> Problem to work on
Restate the listing below word for word, omitting any images.
────────────────
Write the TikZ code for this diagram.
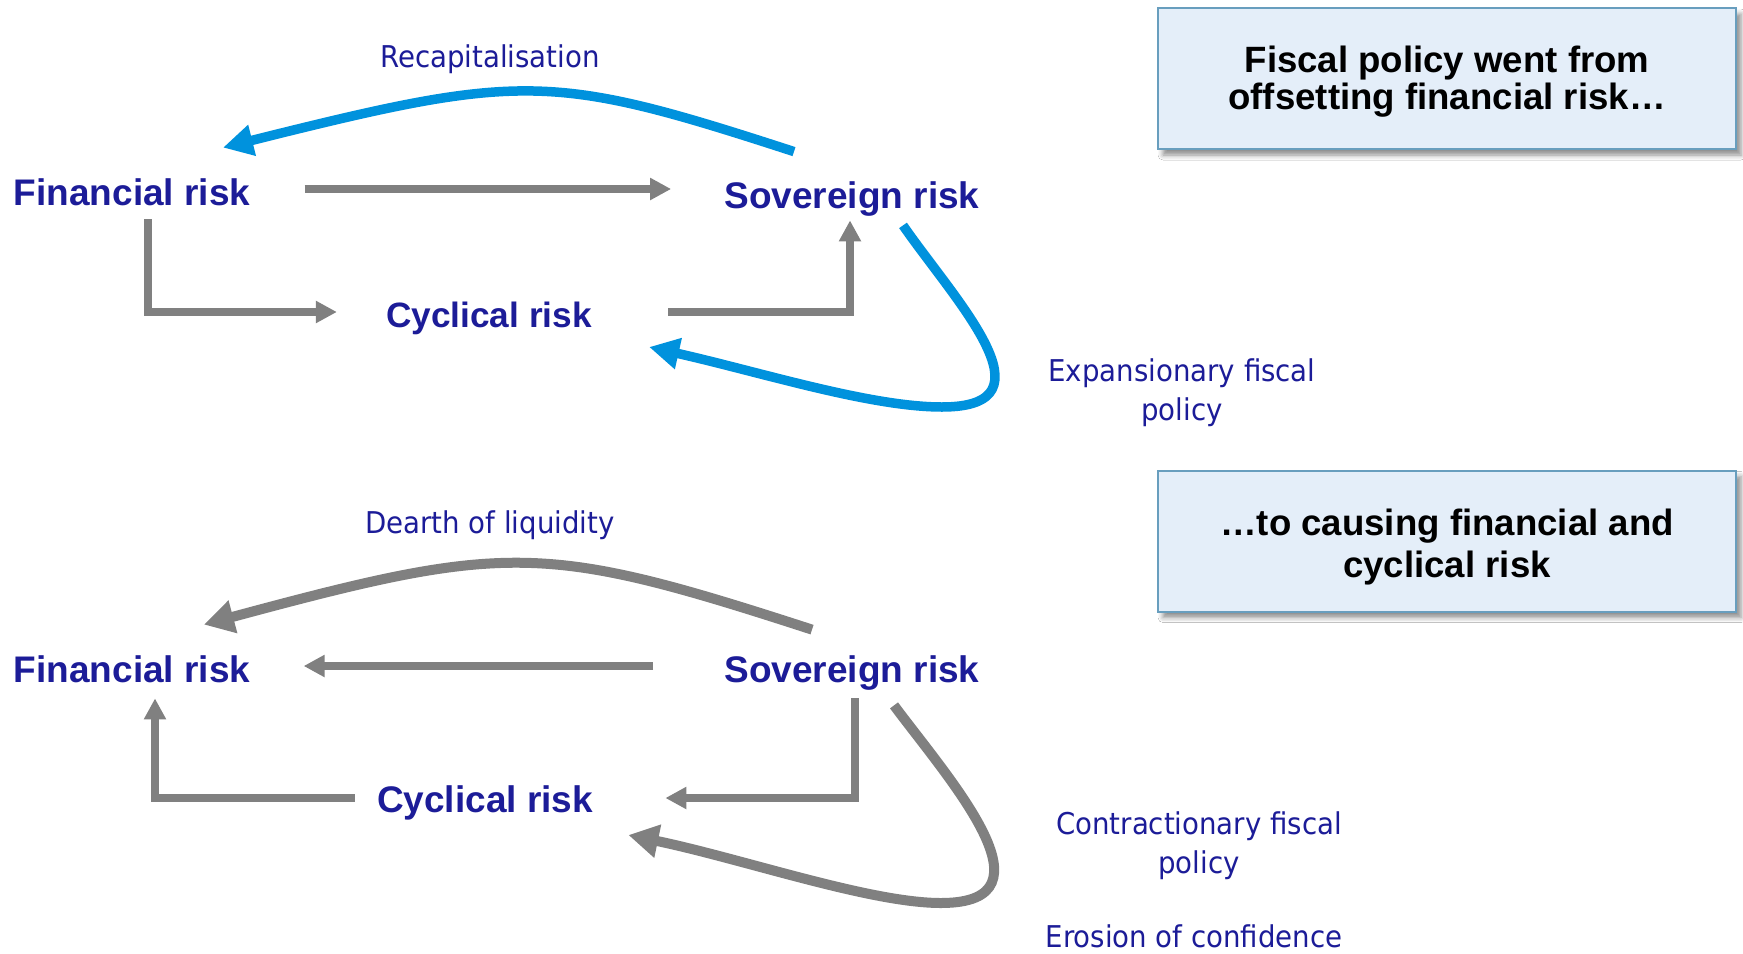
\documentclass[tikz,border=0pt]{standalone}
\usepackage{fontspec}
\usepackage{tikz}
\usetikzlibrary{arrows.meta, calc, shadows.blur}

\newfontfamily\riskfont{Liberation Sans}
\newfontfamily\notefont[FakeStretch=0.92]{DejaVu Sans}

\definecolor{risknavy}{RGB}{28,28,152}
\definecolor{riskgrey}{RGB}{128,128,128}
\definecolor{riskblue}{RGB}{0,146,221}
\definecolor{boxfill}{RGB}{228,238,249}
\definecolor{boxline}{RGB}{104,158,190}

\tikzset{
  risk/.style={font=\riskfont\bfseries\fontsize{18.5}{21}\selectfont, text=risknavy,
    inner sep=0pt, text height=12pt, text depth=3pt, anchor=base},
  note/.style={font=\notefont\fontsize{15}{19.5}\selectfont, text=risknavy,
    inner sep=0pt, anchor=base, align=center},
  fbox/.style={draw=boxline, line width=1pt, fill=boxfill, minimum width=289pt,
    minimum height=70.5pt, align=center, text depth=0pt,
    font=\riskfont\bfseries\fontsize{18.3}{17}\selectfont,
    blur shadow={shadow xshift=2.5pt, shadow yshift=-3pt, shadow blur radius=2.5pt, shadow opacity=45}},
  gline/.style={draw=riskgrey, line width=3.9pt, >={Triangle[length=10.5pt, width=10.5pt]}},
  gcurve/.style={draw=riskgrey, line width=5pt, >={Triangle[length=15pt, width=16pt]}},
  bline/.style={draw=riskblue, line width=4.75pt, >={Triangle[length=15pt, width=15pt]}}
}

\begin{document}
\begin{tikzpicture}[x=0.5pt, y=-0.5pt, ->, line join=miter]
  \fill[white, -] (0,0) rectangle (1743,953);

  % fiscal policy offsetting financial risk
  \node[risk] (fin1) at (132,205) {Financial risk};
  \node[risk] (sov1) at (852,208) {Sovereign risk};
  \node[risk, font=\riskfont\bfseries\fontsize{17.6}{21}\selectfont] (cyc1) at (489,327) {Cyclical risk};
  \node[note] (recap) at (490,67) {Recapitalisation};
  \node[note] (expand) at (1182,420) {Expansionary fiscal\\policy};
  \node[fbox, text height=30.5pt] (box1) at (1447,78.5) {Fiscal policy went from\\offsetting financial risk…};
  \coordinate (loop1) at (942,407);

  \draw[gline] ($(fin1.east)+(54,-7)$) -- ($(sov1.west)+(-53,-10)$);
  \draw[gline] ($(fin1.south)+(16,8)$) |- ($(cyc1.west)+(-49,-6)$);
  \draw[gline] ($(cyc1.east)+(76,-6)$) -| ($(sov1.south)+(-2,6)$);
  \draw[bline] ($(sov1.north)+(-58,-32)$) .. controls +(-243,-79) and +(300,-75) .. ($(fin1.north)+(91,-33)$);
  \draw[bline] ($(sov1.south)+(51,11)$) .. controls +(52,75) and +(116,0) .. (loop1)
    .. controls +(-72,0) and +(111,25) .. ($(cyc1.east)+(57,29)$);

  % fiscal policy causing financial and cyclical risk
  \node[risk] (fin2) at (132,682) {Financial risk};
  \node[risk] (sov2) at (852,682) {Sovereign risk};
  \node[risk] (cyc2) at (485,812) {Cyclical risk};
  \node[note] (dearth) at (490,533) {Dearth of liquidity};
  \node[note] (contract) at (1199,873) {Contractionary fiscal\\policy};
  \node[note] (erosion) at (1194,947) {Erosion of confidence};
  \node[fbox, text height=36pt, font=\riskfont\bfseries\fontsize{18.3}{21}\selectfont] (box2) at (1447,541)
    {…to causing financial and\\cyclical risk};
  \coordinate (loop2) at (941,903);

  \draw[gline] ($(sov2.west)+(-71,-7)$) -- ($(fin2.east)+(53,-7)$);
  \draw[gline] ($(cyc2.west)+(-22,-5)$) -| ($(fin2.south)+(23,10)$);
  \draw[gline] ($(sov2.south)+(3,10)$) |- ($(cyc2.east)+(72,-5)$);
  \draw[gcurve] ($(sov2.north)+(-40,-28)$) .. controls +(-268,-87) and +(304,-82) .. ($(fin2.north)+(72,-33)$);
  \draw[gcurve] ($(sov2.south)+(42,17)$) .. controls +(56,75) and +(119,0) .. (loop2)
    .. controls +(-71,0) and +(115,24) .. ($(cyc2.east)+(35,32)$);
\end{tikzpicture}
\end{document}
────────────────
> Task answer
Write the TikZ code for this diagram.
\documentclass[tikz,border=0pt]{standalone}
\usepackage{fontspec}
\usepackage{tikz}
\usetikzlibrary{arrows.meta, calc, shadows.blur}

\newfontfamily\riskfont{Liberation Sans}
\newfontfamily\notefont[FakeStretch=0.92]{DejaVu Sans}

\definecolor{risknavy}{RGB}{28,28,152}
\definecolor{riskgrey}{RGB}{128,128,128}
\definecolor{riskblue}{RGB}{0,146,221}
\definecolor{boxfill}{RGB}{228,238,249}
\definecolor{boxline}{RGB}{104,158,190}

\tikzset{
  risk/.style={font=\riskfont\bfseries\fontsize{18.5}{21}\selectfont, text=risknavy,
    inner sep=0pt, text height=12pt, text depth=3pt, anchor=base},
  note/.style={font=\notefont\fontsize{15}{19.5}\selectfont, text=risknavy,
    inner sep=0pt, anchor=base, align=center},
  fbox/.style={draw=boxline, line width=1pt, fill=boxfill, minimum width=289pt,
    minimum height=70.5pt, align=center, text depth=0pt,
    font=\riskfont\bfseries\fontsize{18.3}{17}\selectfont,
    blur shadow={shadow xshift=2.5pt, shadow yshift=-3pt, shadow blur radius=2.5pt, shadow opacity=45}},
  gline/.style={draw=riskgrey, line width=3.9pt, >={Triangle[length=10.5pt, width=10.5pt]}},
  gcurve/.style={draw=riskgrey, line width=5pt, >={Triangle[length=15pt, width=16pt]}},
  bline/.style={draw=riskblue, line width=4.75pt, >={Triangle[length=15pt, width=15pt]}}
}

\begin{document}
\begin{tikzpicture}[x=0.5pt, y=-0.5pt, ->, line join=miter]
  \fill[white, -] (0,0) rectangle (1743,953);

  % fiscal policy offsetting financial risk
  \node[risk] (fin1) at (132,205) {Financial risk};
  \node[risk] (sov1) at (852,208) {Sovereign risk};
  \node[risk, font=\riskfont\bfseries\fontsize{17.6}{21}\selectfont] (cyc1) at (489,327) {Cyclical risk};
  \node[note] (recap) at (490,67) {Recapitalisation};
  \node[note] (expand) at (1182,420) {Expansionary fiscal\\policy};
  \node[fbox, text height=30.5pt] (box1) at (1447,78.5) {Fiscal policy went from\\offsetting financial risk…};
  \coordinate (loop1) at (942,407);

  \draw[gline] ($(fin1.east)+(54,-7)$) -- ($(sov1.west)+(-53,-10)$);
  \draw[gline] ($(fin1.south)+(16,8)$) |- ($(cyc1.west)+(-49,-6)$);
  \draw[gline] ($(cyc1.east)+(76,-6)$) -| ($(sov1.south)+(-2,6)$);
  \draw[bline] ($(sov1.north)+(-58,-32)$) .. controls +(-243,-79) and +(300,-75) .. ($(fin1.north)+(91,-33)$);
  \draw[bline] ($(sov1.south)+(51,11)$) .. controls +(52,75) and +(116,0) .. (loop1)
    .. controls +(-72,0) and +(111,25) .. ($(cyc1.east)+(57,29)$);

  % fiscal policy causing financial and cyclical risk
  \node[risk] (fin2) at (132,682) {Financial risk};
  \node[risk] (sov2) at (852,682) {Sovereign risk};
  \node[risk] (cyc2) at (485,812) {Cyclical risk};
  \node[note] (dearth) at (490,533) {Dearth of liquidity};
  \node[note] (contract) at (1199,873) {Contractionary fiscal\\policy};
  \node[note] (erosion) at (1194,947) {Erosion of confidence};
  \node[fbox, text height=36pt, font=\riskfont\bfseries\fontsize{18.3}{21}\selectfont] (box2) at (1447,541)
    {…to causing financial and\\cyclical risk};
  \coordinate (loop2) at (941,903);

  \draw[gline] ($(sov2.west)+(-71,-7)$) -- ($(fin2.east)+(53,-7)$);
  \draw[gline] ($(cyc2.west)+(-22,-5)$) -| ($(fin2.south)+(23,10)$);
  \draw[gline] ($(sov2.south)+(3,10)$) |- ($(cyc2.east)+(72,-5)$);
  \draw[gcurve] ($(sov2.north)+(-40,-28)$) .. controls +(-268,-87) and +(304,-82) .. ($(fin2.north)+(72,-33)$);
  \draw[gcurve] ($(sov2.south)+(42,17)$) .. controls +(56,75) and +(119,0) .. (loop2)
    .. controls +(-71,0) and +(115,24) .. ($(cyc2.east)+(35,32)$);
\end{tikzpicture}
\end{document}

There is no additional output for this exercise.